Heating oil rose by than half a cent Tuesday to $1.9760 a gallon, gasoline rose by just under a cent to $1.806 while natural gas was up 12 cents to $13.08 per 1,000 cubic feet.
Also, the Minerals Management Service said more than a million barrels of crude remains shut in from the hurricanes in the Gulf of Mexico. It amounts to nearly 78 percent of the daily total.
On Thursday, the U.S. Department of Energy will release its weekly petroleum stocks report, that is likely to show a drop in crude, gasoline and distillate inventories, a Dow Jones Newswires poll showed. This is normally a time when inventories grow, as refineries boost production ahead of winter.
The U.S. federal Energy Information Administration will release its short-term outlook Wednesday that is likely to forecast slowing demand in the coming months.

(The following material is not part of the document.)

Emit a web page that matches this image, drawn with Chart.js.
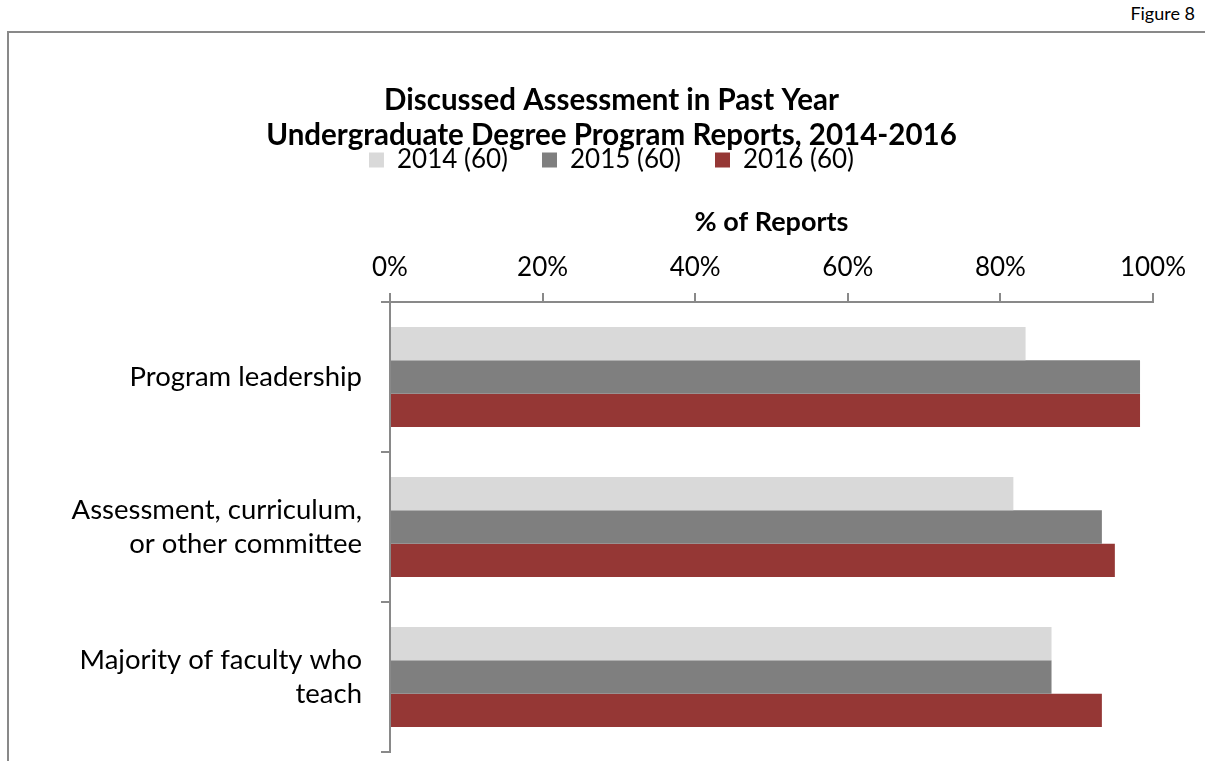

Prices rose all of 2004 and into 2005 from rising demand, geopolitical unrest and a series of weather-related outages that began with Hurricane Ivan last year. This year, Hurricane Katrina sent crude surging to a record $70.85 on Aug. 30 when the storm made landfall.
Now some analysts are warning that developments in Nigeria, Africa’s largest exporter of crude and a major supplier to the United States, could affect prices.
"With global oil markets still focused on post-hurricane recovery in the U.S., potentially worrying developments in Nigeria are commanding less attention," Energyintel analyst Jane Collin wrote in a research note from London.
"Nigerian courts have just accused rebel leader Mujahid Dokubo-Asari of treason," added Collin. "His arrest last month led to protests that affected Shell and Chevron, and the fear is that the severity of the charges brought against him will incite more violence."